Blowing the whistle: The inside story of how targets make policing worse

 

Friday 25 January 2013 20:30 GMT
Blowing the whistle: The inside story of how targets make policing worse
Blowing the whistle: The inside story of how targets make policing worse

Police crime figures have come under scrutiny after the Office for National Statistics revealed concerns that officers had come under “informal pressure” to cut the level of offences. With crime apparently falling, the Government has trumpeted its successes even as forces face cuts and dissent from within the ranks. Here a serving constable reveals how the system works for frontline officers...

Crime doesn’t get investigated properly and it hasn’t done for a long time now. Certain crimes get dealt with straight away because they’re the easy ones to deal with. You have to be 110 per cent certain that a crime has been committed for it to be recorded as a crime.

Just about every single reported theft of a mobile phone is recorded as lost property. You will find very, very few recorded attempted burglaries because they all get recorded as criminal damage. The reason is because burglary is a far more serious crime and every force has its priorities. A reduction in burglary is a massive thing and if they can keep figures for burglary and attempted burglary low that effectively increases public confidence – they get measured on that as well.

They will actually hold back detected crimes. They will set a target each month – somewhere in the region of 30 to 35 percent. But if after the first 25 days of the month they have detected 50 percent they will actually hold 15 percent of them back and it goes over into the next month.

Crimes only get detected if they’re easily solvable. The vast majority of all shoplifting and thefts from shops are solved. Nearly every single store now has CCTV and security who know the prominent shoplifters. I know for a fact that if I got to work and a shoplifting comes in, my supervisor would tell me: “Quick, get that” because it’s an easy detection, especially if the shops have the shoplifters detained. It’s a bunfight to see who gets there first to arrest them because it’s an easy detection.

But the next month they will be on to you because that detected shoplifter has been stuck in the bank which will be used in three months’ time. You can’t do anything about it. All you can do now – and this is why it’s such a bureaucratic process – is that when you detect something is to create an audit trail in case anyone says: no you haven’t. Honestly, all it is a huge backside covering exercise.

There just isn’t enough people to investigate crimes properly.

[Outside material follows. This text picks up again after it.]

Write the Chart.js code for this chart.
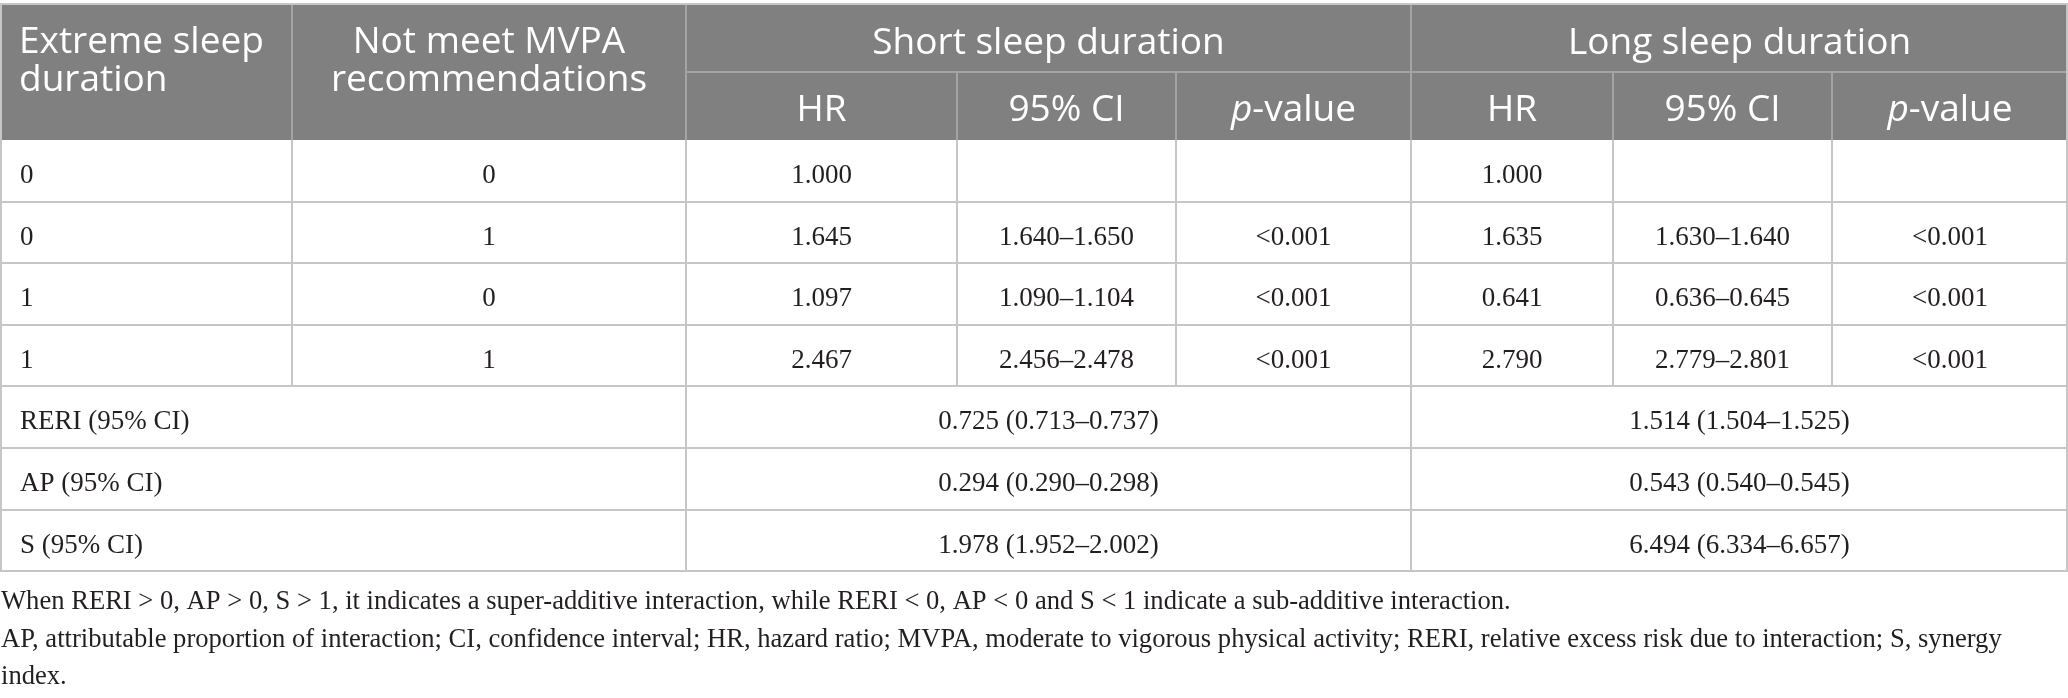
<html>
<head>
<script src="https://cdn.jsdelivr.net/npm/chart.js"></script>
<style>
  body { margin: 0; background: #fff; }
  canvas { display: block; }
</style>
<script>

// table content
const groups = ['Short sleep duration', 'Long sleep duration'];
const subHeaders = ['HR', '95% CI', '-value'];
const rowHeaders = [['Extreme sleep', 'duration'], ['Not meet MVPA', 'recommendations']];

const sleepFlag = ['0', '0', '1', '1'];
const mvpaFlag = ['0', '1', '0', '1'];

const shortHR = ['1.000', '1.645', '1.097', '2.467'];
const shortCI = ['', '1.640–1.650', '1.090–1.104', '2.456–2.478'];
const shortP = ['', '<0.001', '<0.001', '<0.001'];

const longHR = ['1.000', '1.635', '0.641', '2.790'];
const longCI = ['', '1.630–1.640', '0.636–0.645', '2.779–2.801'];
const longP = ['', '<0.001', '<0.001', '<0.001'];

const measures = ['RERI (95% CI)', 'AP (95% CI)', 'S (95% CI)'];
const shortMeasures = ['0.725 (0.713–0.737)', '0.294 (0.290–0.298)', '1.978 (1.952–2.002)'];
const longMeasures = ['1.514 (1.504–1.525)', '0.543 (0.540–0.545)', '6.494 (6.334–6.657)'];

const notes = [
  'When RERI > 0, AP > 0, S > 1, it indicates a super-additive interaction, while RERI < 0, AP < 0 and S < 1 indicate a sub-additive interaction.',
  'AP, attributable proportion of interaction; CI, confidence interval; HR, hazard ratio; MVPA, moderate to vigorous physical activity; RERI, relative excess risk due to interaction; S, synergy',
  'index.'
];

</script>
</head>
<body>
<canvas id="tbl" width="2068" height="698"></canvas>

<script>
// layout (in scale units = px)
const colEdges = [0, 292, 686, 957, 1176, 1411, 1613, 1832, 2068];
const rowEdges = [5, 72, 140, 202, 263, 325, 386, 448, 510, 571];
const noteY = [602, 640, 677];

const HEAD_BG = '#808080';
const HEAD_LINE = '#a4a4a4';
const BODY_LINE = '#c6c6c6';
const TEXT = '#231f20';
const HEAD_FONT = '"Open Sans"';
const BODY_FONT = '"Liberation Serif"';

const tablePlugin = {
  id: 'table',
  afterDraw(chart) {
    const ctx = chart.ctx;
    const xs = chart.scales.x, ys = chart.scales.y;
    const X = v => xs.getPixelForValue(v);
    const Y = v => ys.getPixelForValue(v);
    const cx = (a, b) => (X(colEdges[a]) + X(colEdges[b])) / 2;
    const cy = (a, b) => (Y(rowEdges[a]) + Y(rowEdges[b])) / 2;

    function hline(x0, x1, y, color) {
      ctx.strokeStyle = color; ctx.lineWidth = 2;
      ctx.beginPath(); ctx.moveTo(X(x0), Y(y)); ctx.lineTo(X(x1), Y(y)); ctx.stroke();
    }
    function vline(x, y0, y1, color) {
      ctx.strokeStyle = color; ctx.lineWidth = 2;
      ctx.beginPath(); ctx.moveTo(X(x), Y(y0)); ctx.lineTo(X(x), Y(y1)); ctx.stroke();
    }
    function text(str, x, y, align, font, color) {
      ctx.font = font; ctx.fillStyle = color;
      ctx.textAlign = align; ctx.textBaseline = 'middle';
      ctx.fillText(str, x, y);
    }

    ctx.save();

    // header background
    ctx.fillStyle = HEAD_BG;
    ctx.fillRect(X(0), Y(rowEdges[0]), X(2068) - X(0), Y(rowEdges[2]) - Y(rowEdges[0]));
    hline(0, 2068, rowEdges[0] - 1, BODY_LINE);

    // header lines
    hline(colEdges[2], colEdges[8], rowEdges[1], HEAD_LINE);
    vline(colEdges[1], rowEdges[0], rowEdges[2], HEAD_LINE);
    vline(colEdges[2], rowEdges[0], rowEdges[2], HEAD_LINE);
    vline(colEdges[5], rowEdges[0], rowEdges[2], HEAD_LINE);
    [3, 4, 6, 7].forEach(c => vline(colEdges[c], rowEdges[1], rowEdges[2], HEAD_LINE));

    // header text
    const hf = '37px ' + HEAD_FONT;
    text(rowHeaders[0][0], X(19), Y(42), 'left', hf, '#fff');
    text(rowHeaders[0][1], X(19), Y(80), 'left', hf, '#fff');
    text(rowHeaders[1][0], cx(1, 2), Y(42), 'center', hf, '#fff');
    text(rowHeaders[1][1], cx(1, 2), Y(80), 'center', hf, '#fff');
    text(groups[0], cx(2, 5), cy(0, 1) + 5, 'center', hf, '#fff');
    text(groups[1], cx(5, 8), cy(0, 1) + 5, 'center', hf, '#fff');
    [2, 5].forEach(start => {
      for (let k = 0; k < 3; k++) {
        const x = cx(start + k, start + k + 1), y = cy(1, 2) + 4;
        if (k < 2) {
          text(subHeaders[k], x, y, 'center', hf, '#fff');
        } else {
          ctx.font = 'italic ' + hf; const wp = ctx.measureText('p').width;
          ctx.font = hf; const wv = ctx.measureText(subHeaders[k]).width;
          const left = x - (wp + wv) / 2;
          text('p', left, y, 'left', 'italic ' + hf, '#fff');
          text(subHeaders[k], left + wp, y, 'left', hf, '#fff');
        }
      }
    });

    // body rows
    const bf = '27px ' + BODY_FONT;
    const cols = [shortHR, shortCI, shortP, longHR, longCI, longP];
    for (let r = 0; r < sleepFlag.length; r++) {
      const y = cy(2 + r, 3 + r) + 5;
      text(sleepFlag[r], X(20), y, 'left', bf, TEXT);
      text(mvpaFlag[r], cx(1, 2), y, 'center', bf, TEXT);
      cols.forEach((arr, k) => {
        const c = k < 3 ? 2 + k : 5 + (k - 3);
        text(arr[r], cx(c, c + 1), y, 'center', bf, TEXT);
      });
    }
    for (let r = 0; r < measures.length; r++) {
      const i = 6 + r;
      const y = cy(i, i + 1) + 5;
      text(measures[r], X(20), y, 'left', bf, TEXT);
      text(shortMeasures[r], cx(2, 5), y, 'center', bf, TEXT);
      text(longMeasures[r], cx(5, 8), y, 'center', bf, TEXT);
    }

    // body grid
    for (let i = 3; i < rowEdges.length; i++) hline(0, 2068, rowEdges[i], BODY_LINE);
    vline(1, rowEdges[0], rowEdges[9], BODY_LINE);
    vline(2067, rowEdges[0], rowEdges[9], BODY_LINE);
    vline(colEdges[1], rowEdges[2], rowEdges[6], BODY_LINE);
    [2, 5].forEach(c => vline(colEdges[c], rowEdges[2], rowEdges[9], BODY_LINE));
    [3, 4, 6, 7].forEach(c => vline(colEdges[c], rowEdges[2], rowEdges[6], BODY_LINE));

    // notes
    notes.forEach((n, i) => text(n, X(1), Y(noteY[i]), 'left', '26.6px ' + BODY_FONT, TEXT));

    ctx.restore();
  }
};

new Chart(document.getElementById('tbl'), {
  type: 'scatter',
  data: { datasets: [] },
  options: {
    responsive: false,
    animation: false,
    devicePixelRatio: 1,
    events: [],
    layout: { padding: 0 },
    plugins: { legend: { display: false }, tooltip: { enabled: false } },
    scales: {
      x: { type: 'linear', min: 0, max: 2068, display: false },
      y: { type: 'linear', min: 0, max: 698, reverse: true, display: false }
    }
  },
  plugins: [tablePlugin]
});
</script>
</body>
</html>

If, say, there is a queue of 20 jobs and you have five officers to deal with them, it’s impossible to fully investigate a crime properly. You’ll get sergeants and inspectors saying, why are you still there? Get on to the next job.

You could spend four or five hours investigating an attempted burglary but you know nobody’s going to pat you on the back and say “I know you’ve done your best”. What they would rather see is that you’ve done lip service to attempted burglary but you get your detected on the shoplifting.

I go and see victims of crime all of the time and some of them are heart-wrenching. They might have suffered what seems to other people like the most insignificant crime, but when you speak to an 80-year-old woman who has had her letterbox damaged, what’s wrong with spending an hour there having a cup of tea reassuring them? You’re not allowed to do that.

The public in this country do not in any way get the service that they deserve. Policing nowadays is fire brigade policing. You go to a job, you deal with it in the quickest possible fashion before the pressure is on you to deal with the next one. If you don’t deal with the next job, there’s no other officer to do it.

The police officer’s name has been withheld. He is a long-serving frontline officer.